Eugène Roger (26 May 1807, Sens – 30 July 1840, Paris) was a French painter in the Romantic style who specialized in historical and Biblical scenes.

==Biography==
He was the son of a tax collector from Bourges. He initially studied at the Collège Royal and received his first lessons in drawing from Henri-Joseph Boichard (1783–1850). In 1826, he enrolled at the École nationale supérieure des Beaux-Arts, on the recommendation Louis Hersent, whose student he became. Later, he studied with Antoine-Jean Gros and, in 1832, with Jean-Auguste-Dominique Ingres. He entered the competition for the Prix de Rome six times between 1828 and 1833, when he finally won the prize for his rendering of Moses and the serpent of brass.

He lived at the Villa Médicis between 1834 and 1838, sending home paintings to be exhibited at the Salon on a regular basis.
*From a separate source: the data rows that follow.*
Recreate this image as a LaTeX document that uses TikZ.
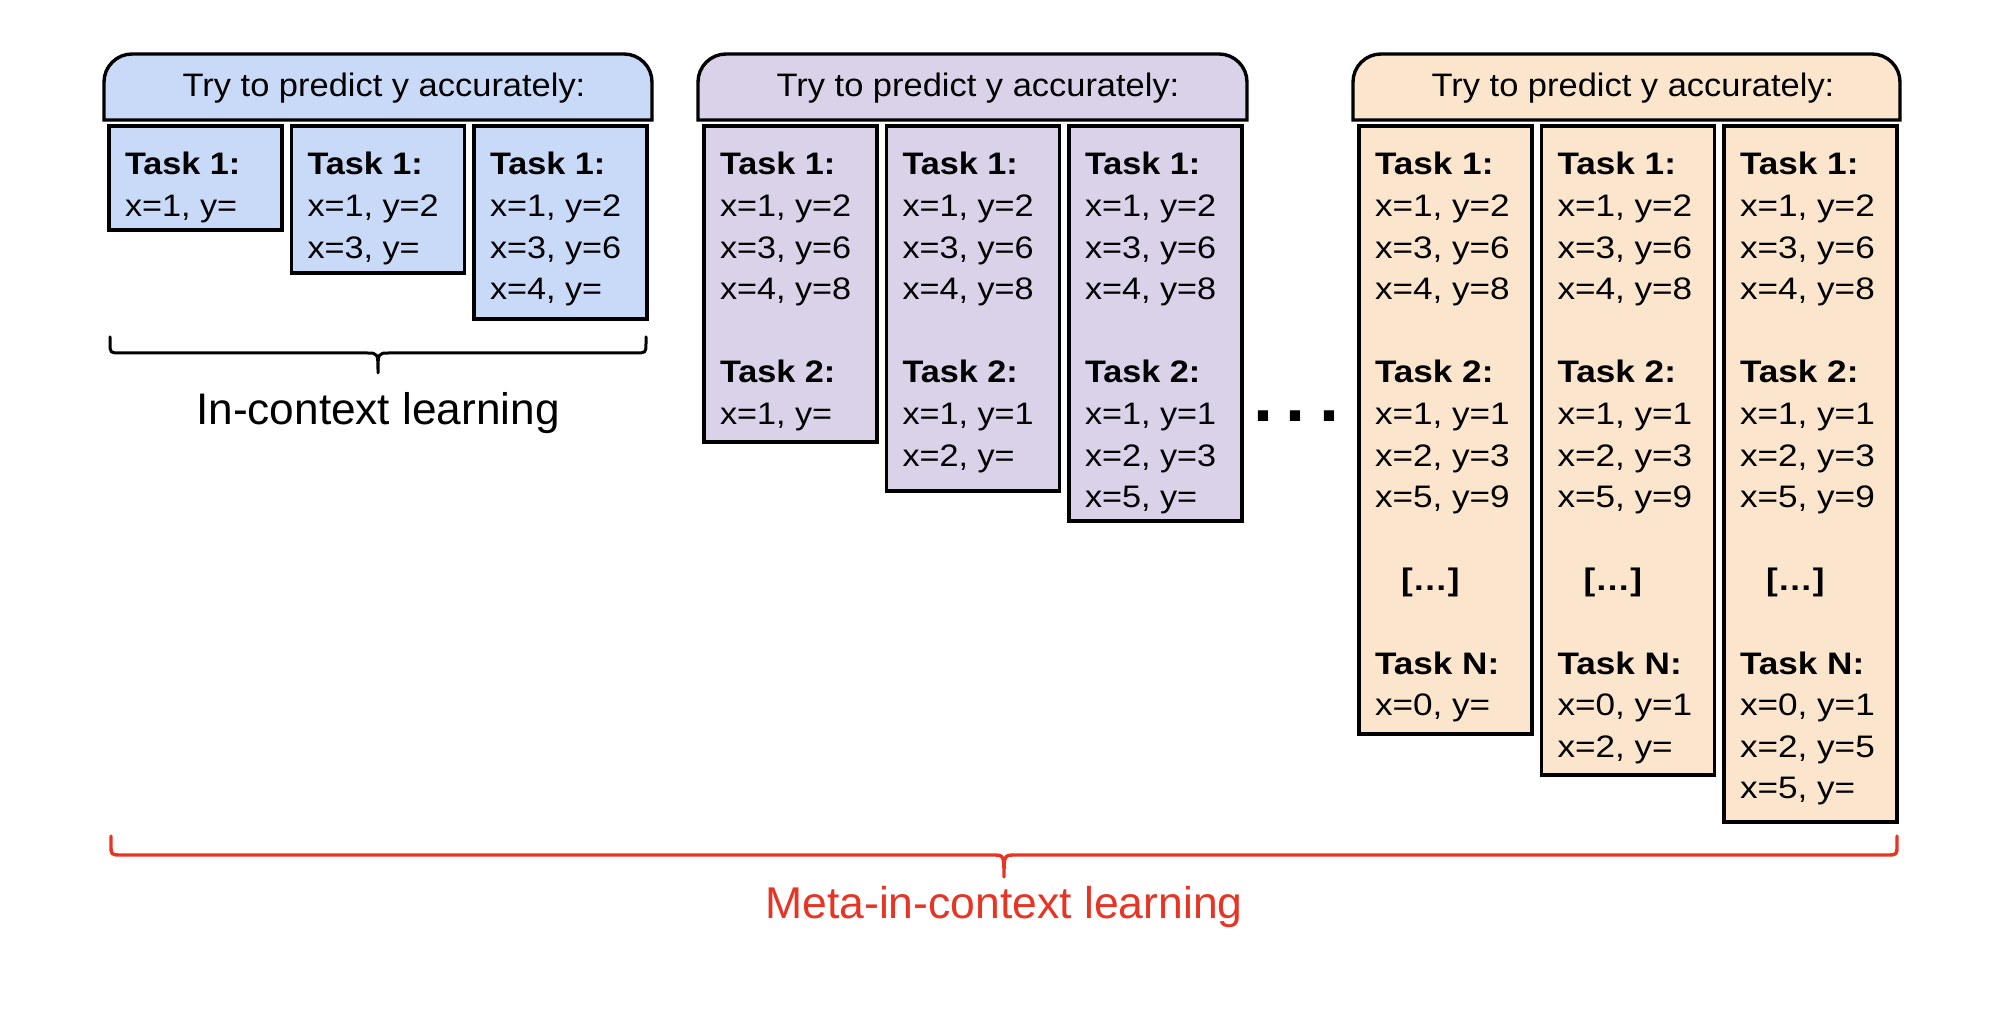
\documentclass[tikz,border=0pt]{standalone}
\usepackage{fontspec}
\setmainfont{Liberation Sans}
\newfontfamily\boxfont[FakeStretch=1.1]{Liberation Sans}
\newfontfamily\boxfontw[FakeStretch=1.13]{Liberation Sans}
\newfontfamily\hdrfont[FakeStretch=1.06]{Liberation Sans}
\definecolor{cblue}{HTML}{C9DAF8}
\definecolor{cpurple}{HTML}{D9D2E9}
\definecolor{corange}{HTML}{FCE5CD}
\definecolor{cred}{RGB}{232,52,36}
\tikzset{
  every node/.style={inner sep=0pt, outer sep=0pt},
  boxline/.style={draw=black, line width=1.7pt, line join=miter},
  taskbox/.style={boxline, rectangle, anchor=north west, minimum width=86.5pt},
  tasktext/.style={anchor=base west, font=\boxfont\fontsize{15.55}{20.8}\selectfont},
  tasktextw/.style={anchor=base west, font=\boxfontw\fontsize{15.55}{20.8}\selectfont},
  hdrtext/.style={anchor=base, font=\hdrfont\fontsize{16.25}{19}\selectfont},
  biglabel/.style={anchor=base, font=\fontsize{22.1}{26}\selectfont},
  bracestyle/.style={line width=1.5pt, line cap=round, line join=round},
}
\newcommand\tb[1]{\parbox[t]{80pt}{\raggedright #1}}
\newcommand\hdrshape[3]{%
  \filldraw[boxline, fill=#3] (#1,120) -- (#1,82) .. controls (#1,66.6) and ({#1+12.6},54) .. ({#1+28},54)
    -- ({#2-28},54) .. controls ({#2-12.6},54) and (#2,66.6) .. (#2,82) -- (#2,120) -- cycle;}
\begin{document}
\begin{tikzpicture}[x=0.5pt, y=-0.5pt]
\useasboundingbox (0,0) rectangle (2004,1020);
\fill[white] (0,0) rectangle (2004,1020);

% ---------------- Group 1 ----------------
\hdrshape{104}{652}{cblue}
\node[hdrtext] (h1) at (384,97) {Try to predict y accurately:};
\node[taskbox, fill=cblue, minimum height=52pt] (g1a) at (109,126) {};
\node[taskbox, fill=cblue, minimum height=73.5pt] (g1b) at (291.5,126) {};
\node[taskbox, fill=cblue, minimum height=96.5pt] (g1c) at (474,126) {};
\node[tasktext] (g1at) at (125,175) {\tb{\textbf{Task 1:}\\x=1, y=}};
\node[tasktext] (g1bt) at (307.5,175) {\tb{\textbf{Task 1:}\\x=1, y=2\\x=3, y=}};
\node[tasktext] (g1ct) at (490,175) {\tb{\textbf{Task 1:}\\x=1, y=2\\x=3, y=6\\x=4, y=}};
\draw[bracestyle] (110,337) -- (110,343) .. controls (110,353) .. (121,353) -- (367,353)
  .. controls (378,353) .. (378,373) .. controls (378,353) .. (389,353) -- (635,353)
  .. controls (646,353) .. (646,343) -- (646,337);
\node[biglabel] (icl) at (378,425) {In-context learning};

% ---------------- Group 2 ----------------
\hdrshape{698}{1247}{cpurple}
\node[hdrtext] (h2) at (978,97) {Try to predict y accurately:};
\node[taskbox, fill=cpurple, minimum height=158pt] (g2a) at (704,126) {};
\node[taskbox, fill=cpurple, minimum height=182.5pt] (g2b) at (886.5,126) {};
\node[taskbox, fill=cpurple, minimum height=197.5pt] (g2c) at (1069,126) {};
\node[tasktext] (g2at) at (720,175) {\tb{\textbf{Task 1:}\\x=1, y=2\\x=3, y=6\\x=4, y=8\\[20.8pt]\textbf{Task 2:}\\x=1, y=}};
\node[tasktext] (g2bt) at (902.5,175) {\tb{\textbf{Task 1:}\\x=1, y=2\\x=3, y=6\\x=4, y=8\\[20.8pt]\textbf{Task 2:}\\x=1, y=1\\x=2, y=}};
\node[tasktext] (g2ct) at (1085,175) {\tb{\textbf{Task 1:}\\x=1, y=2\\x=3, y=6\\x=4, y=8\\[20.8pt]\textbf{Task 2:}\\x=1, y=1\\x=2, y=3\\x=5, y=}};

\node[anchor=base west, font=\bfseries\fontsize{36}{40}\selectfont] (dots) at (1253,422) {.\kern6.5pt.\kern6.5pt.};

% ---------------- Group 3 ----------------
\hdrshape{1353}{1900}{corange}
\node[hdrtext] (h3) at (1633,97) {Try to predict y accurately:};
\node[taskbox, fill=corange, minimum height=304pt] (g3a) at (1359,126) {};
\node[taskbox, fill=corange, minimum height=324.5pt] (g3b) at (1541.5,126) {};
\node[taskbox, fill=corange, minimum height=348pt] (g3c) at (1724,126) {};
\node[tasktextw] (g3at) at (1375,175) {\tb{\textbf{Task 1:}\\x=1, y=2\\x=3, y=6\\x=4, y=8\\[20.8pt]\textbf{Task 2:}\\x=1, y=1\\x=2, y=3\\x=5, y=9\\[20.8pt]\hspace*{13pt}\textbf{[…]}\\[20.8pt]\textbf{Task N:}\\x=0, y=}};
\node[tasktextw] (g3bt) at (1557.5,175) {\tb{\textbf{Task 1:}\\x=1, y=2\\x=3, y=6\\x=4, y=8\\[20.8pt]\textbf{Task 2:}\\x=1, y=1\\x=2, y=3\\x=5, y=9\\[20.8pt]\hspace*{13pt}\textbf{[…]}\\[20.8pt]\textbf{Task N:}\\x=0, y=1\\x=2, y=}};
\node[tasktextw] (g3ct) at (1740,175) {\tb{\textbf{Task 1:}\\x=1, y=2\\x=3, y=6\\x=4, y=8\\[20.8pt]\textbf{Task 2:}\\x=1, y=1\\x=2, y=3\\x=5, y=9\\[20.8pt]\hspace*{13pt}\textbf{[…]}\\[20.8pt]\textbf{Task N:}\\x=0, y=1\\x=2, y=5\\x=5, y=}};

% ---------------- Meta brace ----------------
\draw[bracestyle, draw=cred, line width=1.7pt] (111,836) -- (111,845) .. controls (111,855) .. (122,855) -- (992,855)
  .. controls (1004,855) .. (1004,877) .. controls (1004,855) .. (1016,855) -- (1886,855)
  .. controls (1897,855) .. (1897,845) -- (1897,836);
\node[biglabel, text=cred, font=\fontsize{22.25}{26}\selectfont] (micl) at (1004,919) {Meta-in-context learning};
\end{tikzpicture}
\end{document}
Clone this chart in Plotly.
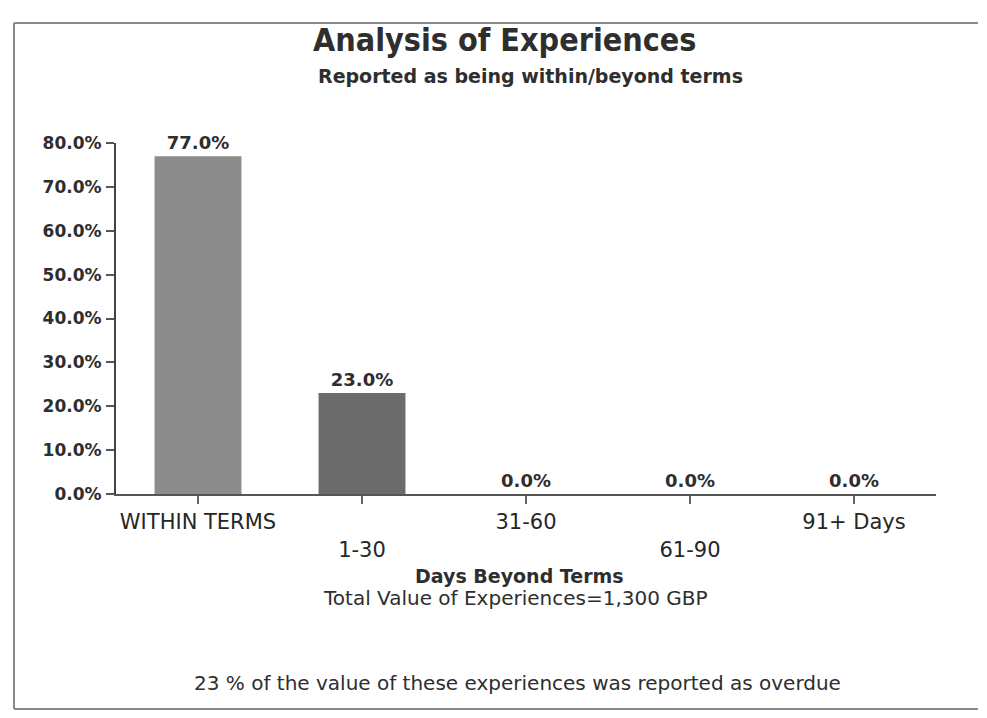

He held numerous showings there from 1831 until his untimely death. In 1833, his "Body of Charles the Bold" received official recognition from the Académie des Beaux-Arts and his final known work, featuring John the Baptist preaching, was acquired by the French government for 4000 Francs and installed at the Musée du Berry.

In 1838, he contracted an unspecified "chest disease" that required him to leave Rome. Nevertheless, upon returning home he accepted several commissions from the galleries at Versailles: a Charlemagne crossing the Alps brought him 600 Francs that year, and a depiction of the lifting of the Siege of Salerno (1016) provided 1500 Francs in 1839 from King Louis-Philippe. The painting was to be placed in the Hall of the Crusades; a new museum being planned by the King.

His health became increasingly fragile during this time and he died in 1840, aged only thirty-three.

== Sources ==
- Marie-Madeleine Aubrun, "Eugène Roger à Hippolyte Flandrin à travers leurs relations épistolaires, la vie d'un pensionnaire de la Villa Médicis", in Archives de l'Art français, nouvelle période, 1986.